Husic lashes LNP ‘null-alition’ over manufacturing fund






By Peter Roberts

Industry and Science minister Ed Husic has lashed the federal opposition’s plans to oppose the government’s signature $15 billion National Reconstruction Fund – despite Labor taking the fund to the election and securing a mandate for the policy.

Speaking in federal Parliament Husic called the coalition the ‘null-alition’ when it came to supporting manufacturing, always prepared to say ‘no’.

He said the fund was a response to the Covid pandemic which he described as a seismic event where Australians discovered that the things we needed most weren’t there at a time we needed them.

“We realised we were dependent on a couple of countries for all these goods that got imported and we recognised our supply chains were completely dependent on them.

“And we thought at that point in time we as a country had learned that lesson that we would commit to do better.

“Because Australians recognise we have to be a country than makes things, and modern economies need strong manufacturing capability if they are going to keep going on into the long term.

“And manufacturing matters because it generates full-time, secure, well paying jobs.”

To gales of laughter from crowded government benches, the industry minister said that was why the government had committed to one of the largest investments in Australian manufacturing capabilities in peacetime, the $15 billion National Reconstruction Fund.

The fund is modelled on the successful Clean Energy Finance, also opposed by the federal coalition which attempted to abolish it when in office, but which has returned a positive return to taxpayers and speeded up the transition to renewable power.

Husic said: “‘This is the fund’…that will look at priority areas, value add and resources, value add and agriculture, looking at low emissions technology manufacture, transport, in medical sciences and importantly, critical technologies that will be important to give the economy the edge longer term.

“(It will be)…independently run with an investment mandate looking at delivering a return to the taxpayer, building capability, and not a colour coded spreadsheet in sight, with politicians not making the call, the investment decisions made in the national interest, not in political interest.

“And given that, what happens, the null-alition roars back to life.

“The unreconstructed Tony Abbott with the no doubt their national unreconstruction fund in the wings there.

“There they are, wanting to say no to growing the economy, wanting to say no to growing jobs, wanting to say no to manufacturing, wanting to stop that longer term benefit that is required.”

Husic responded to opposition interjections, calling the coalition ‘a bunch of people who brought you sports rorts, and they brought you regional rorts’.

Husic said the previous government had announced manufacturing grants only in the weeks before the recent federal election, and was ‘only being interested in manufacturing when it manufactures a vote’.

Husic said the election was the only time the coalition had been interested in manufacturing, and that the government had operated with ‘a secret industry minister in their ranks’, a reference to former prime minister Scott Morrison swearing himself in as minister for industry.

This meant the coalition has seven industry ministers in their nine years in office – or eight if you counted Morrison.

“And they are telling us we should be transparent.

“I mean, please, it is a joke.

“We will do what’s right for this country.

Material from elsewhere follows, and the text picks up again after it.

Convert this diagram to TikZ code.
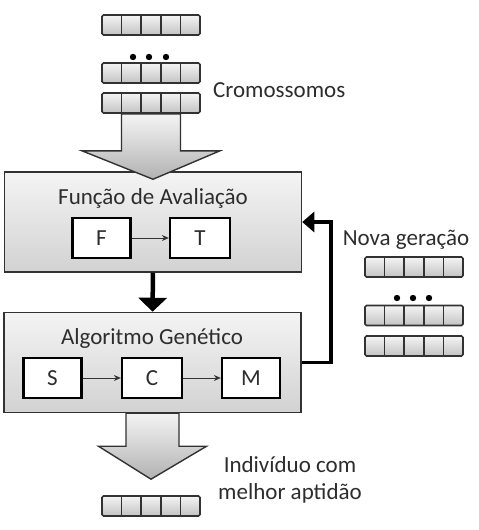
\documentclass[tikz,border=0pt]{standalone}
\usepackage{fontspec}
\setmainfont{Carlito}
\usepackage{tikz}
\usetikzlibrary{arrows.meta,positioning,calc}
\definecolor{cinzaborda}{RGB}{50,50,50}
\definecolor{cinzatexto}{RGB}{45,45,45}
\definecolor{cinzaclaro}{RGB}{244,244,244}
\definecolor{cinzamedio}{RGB}{210,210,210}
\definecolor{cinzacelula}{RGB}{195,195,195}
\definecolor{cinzaseta}{RGB}{178,178,178}

\begin{document}
\begin{tikzpicture}[x=1pt,y=-1pt,
    font=\fontsize{23}{27}\selectfont,
    crom/.style={draw=cinzaborda, line width=1.6pt, rounded corners=1.5pt,
      top color=cinzaclaro, bottom color=cinzacelula,
      minimum width=98pt, minimum height=20pt, inner sep=0pt,
      path picture={\foreach \k in {1,...,4}
        \draw[cinzaborda, line width=1.6pt]
          ($(path picture bounding box.south west)!\k/5!(path picture bounding box.south east)$) --
          ($(path picture bounding box.north west)!\k/5!(path picture bounding box.north east)$);}},
    caixa/.style={draw=cinzaborda, line width=1.5pt,
      top color=cinzaclaro, bottom color=cinzamedio,
      minimum width=297pt, minimum height=100pt, inner sep=0pt},
    oper/.style={draw=black, line width=2.3pt, fill=white, text=cinzatexto,
      minimum width=58pt, minimum height=40pt, inner sep=0pt,
      font=\fontsize{23}{27}\selectfont},
    rotulo/.style={text=cinzatexto, inner sep=0pt},
    seta/.style={-{Stealth[length=7pt,width=6pt]}, line width=1pt, black!80},
    setagrossa/.style={-{Triangle[length=14pt,width=28pt]}, line width=4.5pt, black},
    setavolta/.style={-{Triangle[length=12pt,width=20pt]}, line width=3.8pt, black},
    blocoseta/.style={draw=cinzaborda, line width=1.4pt,
      top color=cinzaclaro, bottom color=cinzaseta}]

  \useasboundingbox (0,0) rectangle (479,530);

  % cromossomos de entrada
  \node[crom] (crom1) at (151,25) {};
  \node[crom] (crom2) at (151,73) {};
  \node[crom] (crom3) at (151,103) {};
  \foreach \x in {133,149,166} \fill (\x,57) circle (3.2pt);
  \node[rotulo, anchor=west] (lblcrom) at (213,90) {Cromossomos};

  % bloco da funcao de avaliacao
  \node[caixa] (aval) at (153,222) {};
  \node[rotulo] (titaval) at (153,198) {Função de Avaliação};
  \node[oper] (f) at (101.5,238) {F};
  \node[oper, minimum width=60pt] (t) at (200,238) {T};
  \draw[seta] (f) -- (t);

  % seta larga de entrada
  \draw[blocoseta] ([xshift=-29.5pt]crom3.south) -- ++(0,37) -- ++(-39.5,0)
    -- ([yshift=-8pt]aval.north) -- ($(crom3.south)+(69,37)$) -- ++(-39.5,0)
    -- ([xshift=29.5pt]crom3.south) -- cycle;

  % bloco do algoritmo genetico
  \node[caixa] (genet) at (152.5,362.5) {};
  \node[rotulo] (titgenet) at (152,338) {Algoritmo Genético};
  \node[oper] (s) at (52.5,378) {S};
  \node[oper, minimum width=60pt] (c) at (152,378) {C};
  \node[oper] (m) at (251,378) {M};
  \draw[seta] (s) -- (c);
  \draw[seta] (c) -- (m);

  \draw[setagrossa] (aval.south) -- (genet.north);
  \draw[setavolta] (genet.east) -- ++(29,0) |- (aval.east);

  % nova geracao
  \node[rotulo] (lblnova) at (406,240) {Nova geração};
  \node[crom] (nova1) at (414,267) {};
  \node[crom] (nova2) at (414,315.5) {};
  \node[crom] (nova3) at (414,346) {};
  \foreach \x in {397,413,429} \fill (\x,298) circle (3.2pt);

  % saida
  \node[crom] (melhor) at (151,506) {};
  \draw[blocoseta] ([xshift=-26.5pt]genet.south) -- ++(0,33) -- ++(-27.5,0)
    -- ([yshift=16pt]melhor.north) -- ($(genet.south)+(54,33)$) -- ++(-27.5,0)
    -- ([xshift=26.5pt]genet.south) -- cycle;
  \node[rotulo, align=center] (lblmelhor) at (290,480) {Indivíduo com\\melhor aptidão};
\end{tikzpicture}
\end{document}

We will make sure manufacturing grows, we will do the right thing.”

In an earlier answer to a question Husic said the NRF was also important from a geopolitical point of view, given that so much of Australia’s production was dependent on just one country, a reference to China.

“The impact on supply chains has been huge.

“So we need, particularly in the key priority areas of the National Reconstruction Fund, to revitalise manufacturing, and this has been a big part of what we are trying to do across a range of areas to make sure that we change what we were left with by those opposite.

“We are the lowest producers of manufactured goods consumed in the OECD. So it’s a big priority.”

Husic said the NRF bill had been in the chamber since December.

“We have offered in-depth briefings to coalition on that, yet the opposition can’t help other than to oppose. It’s always about opposition.

“And every time, on the big issues that involve Australian industry in this country, they are never there.”